CHAPEL HILL — If it weren’t for the dark windows and storage pods in the parking lot, life at the Airport Gardens Apartments would have seemed normal last week.
Two women leaned against a wall in the afternoon sun, chatting as a group of young children played with a turtle they had found in the grass. A pair of boys rode their bikes along the sidewalk.
The rain that seriously damaged many low-lying Chapel Hill and Carrboro homes June 30 also flooded 18 apartments at the town-owned public housing complex on Martin Luther King Jr. Boulevard.
Airport Gardens’ 26 units sit on a hill overlooking Hillsborough Street and the Bolin Creek Greenway. The Chapel Hill Police Department is across the street. The complex had a new drainage system and retaining wall installed in the late 1990s, town Housing Director Tina Vaughn said.
“The water came so fast and so high, the drainage system couldn’t handle it,” she said.
In the days that followed, cleanup crews also found mold growing inside some of the walls, she said.

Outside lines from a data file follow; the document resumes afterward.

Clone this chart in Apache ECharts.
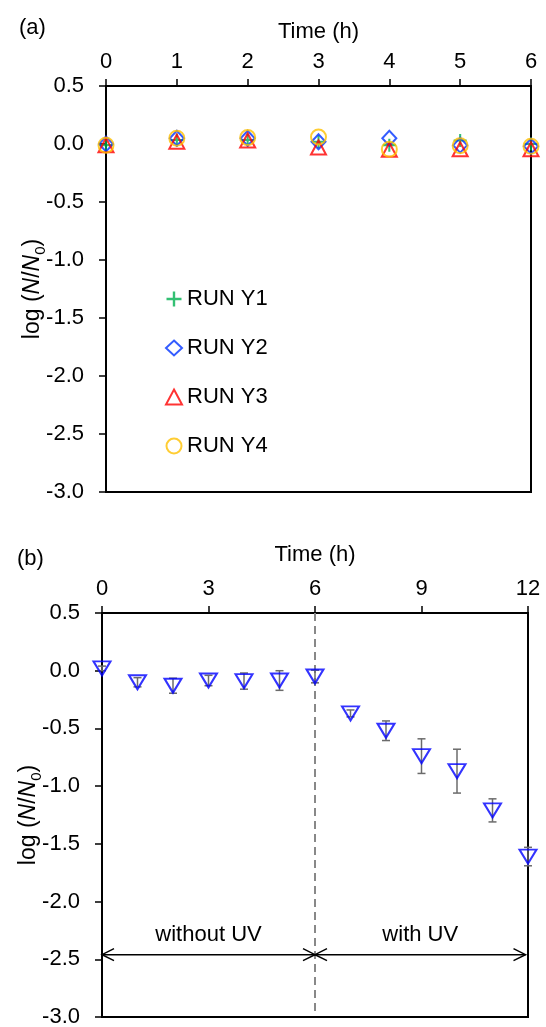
<!DOCTYPE html>
<html>
<head>
<meta charset="utf-8">
<script src="https://cdn.jsdelivr.net/npm/echarts@6/dist/echarts.min.js"></script>
<style>
html, body { margin: 0; padding: 0; background: #fff; }
#chart { width: 546px; height: 1027px; }
</style>
</head>
<body>
<div id="chart"></div>
<script>
// ---- panel (a): four runs, 0-6 h
var timeA = [0, 1, 2, 3, 4, 5, 6];
var runY1 = [-0.01, 0.035, 0.035, 0.02, -0.01, 0.03, 0.00];
var runY2 = [0.00, 0.05, 0.05, 0.02, 0.05, -0.01, -0.02];
var runY3 = [-0.01, 0.02, 0.03, -0.03, -0.05, -0.045, -0.045];
var runY4 = [-0.01, 0.05, 0.055, 0.06, -0.045, -0.015, -0.02];
var runNames = ['RUN Y1', 'RUN Y2', 'RUN Y3', 'RUN Y4'];

// ---- panel (b): mean with error bars, 0-12 h
var timeB = [0, 1, 2, 3, 4, 5, 6, 7, 8, 9, 10, 11, 12];
var meanB = [0.02, -0.10, -0.13, -0.085, -0.09, -0.085, -0.05, -0.37, -0.52, -0.74, -0.87, -1.21, -1.61];
var errB = [0.02, 0.04, 0.065, 0.045, 0.07, 0.085, 0.055, 0.03, 0.085, 0.15, 0.19, 0.10, 0.08];

// UV phases (arrows + labels)
var uvPhases = ['without UV', 'with UV'];
var phaseStart = [0, 6];
var phaseEnd = [6, 11.93];
var arrowY = -2.46;
var phaseLabelY = -2.29;
var uvSwitch = 6;

var FONT = "'Liberation Sans', Arial, sans-serif";
var FS = 22;

function pairs(xs, ys) {
    return xs.map(function (x, i) { return [x, ys[i]]; });
}

function xAxisOpt(gridIndex, max, interval, nameGap) {
    return {
        type: 'value',
        gridIndex: gridIndex,
        position: 'top',
        min: 0,
        max: max,
        interval: interval,
        name: 'Time (h)',
        nameLocation: 'middle',
        nameGap: nameGap,
        nameTextStyle: { fontSize: FS, color: '#000', fontFamily: FONT },
        axisLine: { show: true, onZero: false, lineStyle: { color: '#000', width: 2 } },
        axisTick: { show: true, length: 7, lineStyle: { color: '#000', width: 1.5 } },
        axisLabel: { fontSize: FS, color: '#000', fontFamily: FONT, margin: 13 },
        splitLine: { show: false }
    };
}

function yAxisOpt(gridIndex) {
    return {
        type: 'value',
        gridIndex: gridIndex,
        min: -3,
        max: 0.5,
        interval: 0.5,
        name: '{r|log (}{i|N}{r|/}{i|N}{s|0}{r|)}',
        nameLocation: 'middle',
        nameGap: 58,
        nameMoveOverlap: false,
        nameTextStyle: {
            fontSize: 23, color: '#000', fontFamily: FONT,
            rich: {
                r: { fontSize: 23, fontFamily: FONT, color: '#000', lineHeight: 30, verticalAlign: 'middle' },
                i: { fontSize: 23, fontFamily: FONT, color: '#000', fontStyle: 'italic', lineHeight: 30, verticalAlign: 'middle' },
                s: { fontSize: 15, fontFamily: FONT, color: '#000', lineHeight: 30, verticalAlign: 'bottom' }
            }
        },
        axisLine: { show: true, onZero: false, lineStyle: { color: '#000', width: 2 } },
        axisTick: { show: true, length: 7, lineStyle: { color: '#000', width: 1.5 } },
        axisLabel: {
            fontSize: FS, color: '#000', fontFamily: FONT, margin: 22,
            formatter: function (v) { return v.toFixed(1); }
        },
        splitLine: { show: false }
    };
}

var plusPath = 'path://M4.2,0H5.8V4.2H10V5.8H5.8V10H4.2V5.8H0V4.2H4.2Z';

var chart = echarts.init(document.getElementById('chart'));

var option = {
    animation: false,
    backgroundColor: '#fff',
    textStyle: { fontFamily: FONT },
    grid: [
        { left: 106, top: 86, right: 15, height: 406, show: true, borderColor: '#000', borderWidth: 2, outerBoundsMode: 'none' },
        { left: 102, top: 613, right: 18, height: 404, show: true, borderColor: '#000', borderWidth: 2, outerBoundsMode: 'none' }
    ],
    xAxis: [xAxisOpt(0, 6, 1, 43), xAxisOpt(1, 12, 3, 47)],
    yAxis: [yAxisOpt(0), yAxisOpt(1)],
    legend: {
        orient: 'vertical',
        left: 160,
        top: 283,
        itemWidth: 16,
        itemHeight: 15,
        itemGap: 27,
        textStyle: { fontSize: FS, color: '#000', fontFamily: FONT },
        data: runNames
    },
    graphic: [
        { type: 'text', left: 19, top: 17, style: { text: '(a)', fontSize: FS, fill: '#000', fontFamily: FONT } },
        { type: 'text', left: 17, top: 548, style: { text: '(b)', fontSize: FS, fill: '#000', fontFamily: FONT } }
    ],
    series: [
        {
            name: runNames[0], type: 'scatter', xAxisIndex: 0, yAxisIndex: 0,
            symbol: plusPath, symbolSize: 13,
            itemStyle: { color: '#00B050' },
            data: pairs(timeA, runY1)
        },
        {
            name: runNames[1], type: 'scatter', xAxisIndex: 0, yAxisIndex: 0,
            symbol: 'diamond', symbolSize: [14, 15],
            itemStyle: { color: 'transparent', borderColor: '#0033FF', borderWidth: 2 },
            data: pairs(timeA, runY2)
        },
        {
            name: runNames[2], type: 'scatter', xAxisIndex: 0, yAxisIndex: 0,
            symbol: 'triangle', symbolSize: [15, 14],
            itemStyle: { color: 'transparent', borderColor: '#FF0000', borderWidth: 2 },
            data: pairs(timeA, runY3)
        },
        {
            name: runNames[3], type: 'scatter', xAxisIndex: 0, yAxisIndex: 0,
            symbol: 'circle', symbolSize: 15,
            itemStyle: { color: 'transparent', borderColor: '#FFC000', borderWidth: 2 },
            data: pairs(timeA, runY4)
        },

        // UV switch (dashed vertical line)
        {
            type: 'line', xAxisIndex: 1, yAxisIndex: 1, silent: true, z: 1,
            symbol: 'none',
            lineStyle: { color: '#888', width: 2, type: [8, 5] },
            data: [[uvSwitch, 0.5], [uvSwitch, -2.95]]
        },
        // error bars
        {
            type: 'custom', xAxisIndex: 1, yAxisIndex: 1, silent: true, z: 2,
            data: timeB.map(function (t, i) { return [t, meanB[i], errB[i]]; }),
            renderItem: function (params, api) {
                var x = api.value(0), y = api.value(1), e = api.value(2);
                var top = api.coord([x, y + e]);
                var bot = api.coord([x, y - e]);
                var st = { stroke: '#6b6b6b', lineWidth: 1.5 };
                return {
                    type: 'group',
                    children: [
                        { type: 'line', shape: { x1: top[0], y1: top[1], x2: bot[0], y2: bot[1] }, style: st },
                        { type: 'line', shape: { x1: top[0] - 4, y1: top[1], x2: top[0] + 4, y2: top[1] }, style: st },
                        { type: 'line', shape: { x1: bot[0] - 4, y1: bot[1], x2: bot[0] + 4, y2: bot[1] }, style: st }
                    ]
                };
            }
        },
        // mean values
        {
            type: 'scatter', xAxisIndex: 1, yAxisIndex: 1, z: 3,
            symbol: 'triangle', symbolRotate: 180, symbolSize: [17, 14],
            itemStyle: { color: 'transparent', borderColor: '#0000FF', borderWidth: 2 },
            data: pairs(timeB, meanB)
        },
        // phase arrows and labels
        {
            type: 'custom', xAxisIndex: 1, yAxisIndex: 1, silent: true, z: 4,
            data: uvPhases.map(function (n, i) { return [phaseStart[i], phaseEnd[i], arrowY, phaseLabelY]; }),
            renderItem: function (params, api) {
                var p1 = api.coord([api.value(0), api.value(2)]);
                var p2 = api.coord([api.value(1), api.value(2)]);
                var lp = api.coord([(api.value(0) + api.value(1)) / 2, api.value(3)]);
                var st = { stroke: '#000', lineWidth: 1.5, fill: null };
                return {
                    type: 'group',
                    children: [
                        { type: 'line', shape: { x1: p1[0], y1: p1[1], x2: p2[0], y2: p2[1] }, style: st },
                        { type: 'polyline', shape: { points: [[p1[0] + 12, p1[1] - 6], [p1[0], p1[1]], [p1[0] + 12, p1[1] + 6]] }, style: st },
                        { type: 'polyline', shape: { points: [[p2[0] - 12, p2[1] - 6], [p2[0], p2[1]], [p2[0] - 12, p2[1] + 6]] }, style: st },
                        {
                            type: 'text', x: lp[0], y: lp[1],
                            style: {
                                text: uvPhases[params.dataIndex], fontSize: FS, fontFamily: FONT,
                                fill: '#000', align: 'center', verticalAlign: 'middle'
                            }
                        }
                    ]
                };
            }
        }
    ]
};

chart.setOption(option);
</script>
</body>
</html>
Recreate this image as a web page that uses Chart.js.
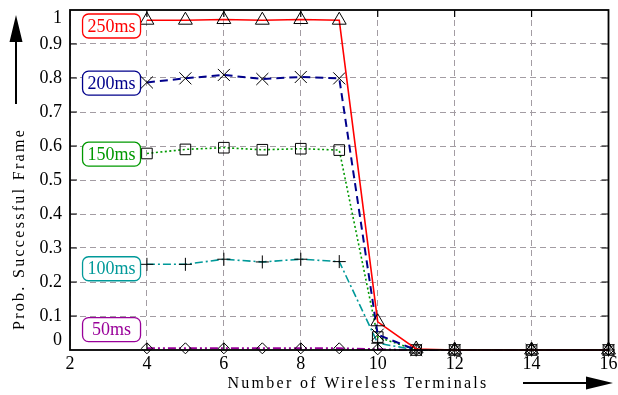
<!DOCTYPE html>
<html>
<head>
<meta charset="utf-8">
<script src="https://cdn.jsdelivr.net/npm/chart.js@4.4.1/dist/chart.umd.min.js"></script>
<style>
  html, body { margin: 0; padding: 0; background: #fff; }
</style>
</head>
<body>
<canvas id="chart" width="618" height="395"></canvas>
<script>
// values
const terminals = [4, 5, 6, 7, 8, 9, 10, 11, 12, 14, 16];
const p250 = [0.97, 0.97, 0.972, 0.97, 0.972, 0.97, 0.083, 0.003, 0, 0, 0];
const p200 = [0.787, 0.799, 0.809, 0.797, 0.803, 0.799, 0.045, 0, 0, 0, 0];
const p150 = [0.578, 0.59, 0.595, 0.589, 0.592, 0.588, 0.038, 0, 0, 0, 0];
const p100 = [0.252, 0.252, 0.267, 0.259, 0.267, 0.26, 0.02, 0, 0, 0, 0];
const p50  = [0.005, 0.005, 0.005, 0.005, 0.005, 0.005, 0.002, 0, 0, 0, 0];

const seriesNames = ["250ms", "200ms", "150ms", "100ms", "50ms"];
const yTickVals = [0.03, 0.1, 0.2, 0.3, 0.4, 0.5, 0.6, 0.7, 0.8, 0.9, 0.976];
const yTickText = ["0", "0.1", "0.2", "0.3", "0.4", "0.5", "0.6", "0.7", "0.8", "0.9", "1"];
const xTitle = "Number of Wireless Terminals";
const yTitle = "Prob. Successful Frame";

// where the name tags sit (data units)
const tagX = 3.08;
const tagY = [0.953, 0.785, 0.576, 0.239, 0.06];

const colors = ["#ff0000", "#00008b", "#009900", "#009999", "#990099"];
const gridColor = "#a39ca3";
const serif = "'Liberation Serif', 'DejaVu Serif', serif";

function series(i, data, dash, style, r, w){
  return {
    label: seriesNames[i],
    data: terminals.map((x, k) => ({ x: x, y: data[k] })),
    borderColor: colors[i],
    borderWidth: w,
    borderDash: dash,
    pointStyle: style,
    pointRadius: r,
    pointHoverRadius: r,
    pointBorderColor: "#000",
    pointBackgroundColor: "rgba(0,0,0,0)",
    pointBorderWidth: 1,
    tension: 0,
    fill: false,
    clip: false
  };
}

const decor = {
  id: "decor",
  afterDatasetsDraw(chart){
    const ctx = chart.ctx, a = chart.chartArea;
    const xs = chart.scales.x, ys = chart.scales.y;
    ctx.save();
    // inward tick marks on all four sides
    ctx.strokeStyle = "#000"; ctx.lineWidth = 1.2;
    ctx.beginPath();
    [4, 6, 8, 10, 12, 14].forEach(v => {
      const px = xs.getPixelForValue(v);
      ctx.moveTo(px, a.top); ctx.lineTo(px, a.top + 7);
      ctx.moveTo(px, a.bottom); ctx.lineTo(px, a.bottom - 7);
    });
    yTickVals.slice(1, -1).forEach(v => {
      const py = ys.getPixelForValue(v);
      ctx.moveTo(a.left, py); ctx.lineTo(a.left + 7, py);
      ctx.moveTo(a.right, py); ctx.lineTo(a.right - 7, py);
    });
    ctx.stroke();
    // frame
    ctx.lineWidth = 1.8;
    ctx.strokeRect(a.left, a.top, a.right - a.left, a.bottom - a.top);
    ctx.restore();
  },
  afterDraw(chart){
    const ctx = chart.ctx;
    const xs = chart.scales.x, ys = chart.scales.y;
    ctx.save();
    // name tags
    ctx.font = "18px " + serif;
    ctx.textAlign = "center"; ctx.textBaseline = "middle";
    seriesNames.forEach((n, i) => {
      const cx = xs.getPixelForValue(tagX), cy = ys.getPixelForValue(tagY[i]);
      ctx.beginPath();
      ctx.roundRect(cx - 29, cy - 12, 58, 24, 6);
      ctx.fillStyle = "#fff"; ctx.fill();
      ctx.strokeStyle = colors[i]; ctx.lineWidth = 1.3; ctx.stroke();
      ctx.fillStyle = colors[i];
      ctx.fillText(n, cx, cy + 1);
    });
    // axis titles, letter spaced
    ctx.fillStyle = "#000";
    ctx.font = "16px " + serif;
    ctx.letterSpacing = "2.3px";
    ctx.fillText(xTitle, 358, 384);
    ctx.save();
    ctx.translate(20, 229);
    ctx.rotate(-Math.PI / 2);
    ctx.fillText(yTitle, 0, 0);
    ctx.restore();
    ctx.letterSpacing = "0px";
    // arrows
    ctx.strokeStyle = "#000"; ctx.lineWidth = 2;
    ctx.beginPath();
    ctx.moveTo(16, 104); ctx.lineTo(16, 40);
    ctx.moveTo(523, 383); ctx.lineTo(588, 383);
    ctx.stroke();
    ctx.beginPath();
    ctx.moveTo(16, 15); ctx.lineTo(22.5, 42); ctx.lineTo(9.5, 42); ctx.closePath();
    ctx.moveTo(613, 383); ctx.lineTo(586, 376.5); ctx.lineTo(586, 389.5); ctx.closePath();
    ctx.fill();
    ctx.restore();
  }
};

new Chart(document.getElementById("chart"), {
  type: "line",
  data: {
    datasets: [
      series(0, p250, [], "triangle", 8, 1.6),
      series(1, p200, [8, 5], "crossRot", 8.5, 2),
      series(2, p150, [2, 2.5], "rect", 7.5, 1.6),
      series(3, p100, [8, 3, 2, 3], "cross", 6.5, 1.6),
      series(4, p50, [8, 3, 2, 3, 2, 3], "rectRot", 5.5, 2)
    ]
  },
  options: {
    responsive: false,
    devicePixelRatio: 1,
    animation: false,
    layout: { padding: { left: 0, right: 4, top: 10, bottom: 0 } },
    plugins: { legend: { display: false }, tooltip: { enabled: false } },
    scales: {
      x: {
        type: "linear",
        min: 2, max: 16,
        ticks: { stepSize: 2, padding: 3, color: "#000", font: { family: serif, size: 18 } },
        grid: { color: gridColor, lineWidth: 1, drawTicks: false },
        border: { display: false, dash: [6, 4] },
        afterFit(s){ s.height = 45; s.paddingLeft = 0; s.paddingRight = 0; }
      },
      y: {
        min: 0, max: 1,
        afterBuildTicks(s){ s.ticks = yTickVals.map(v => ({ value: v })); },
        ticks: {
          padding: 8, color: "#000", font: { family: serif, size: 18 },
          callback: (v, i) => yTickText[i]
        },
        grid: {
          lineWidth: 1, drawTicks: false,
          color: c => (c.tick && (c.tick.value < 0.05 || c.tick.value > 0.95)) ? "rgba(0,0,0,0)" : gridColor
        },
        border: { display: false, dash: [6, 4] },
        afterFit(s){ s.width = 70; s.paddingTop = 0; s.paddingBottom = 0; }
      }
    }
  },
  plugins: [decor]
});
</script>
</body>
</html>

Residents did not want to be identified last week but said they are worried how long it will take for life to return to normal. A July 10 letter from the housing department said the town was working with a contractor to schedule the repairs. The letter also gave residents phone numbers to call if they needed temporary housing or other assistance.
One woman said residents have since contacted the housing department, the mayor and others trying to get answers.
Even those who took the town’s offer of a hotel room continue to cope without dependable transportation to work and to their apartments for necessities or to cook meals. Other residents are staying with relatives or have returned home to wait for the repairs.
Vaughn said one hotel does offer a continental breakfast, but other families may be eating with relatives or at local restaurants. If a serious mold problem is confirmed, the hotel stays will be extended, she said.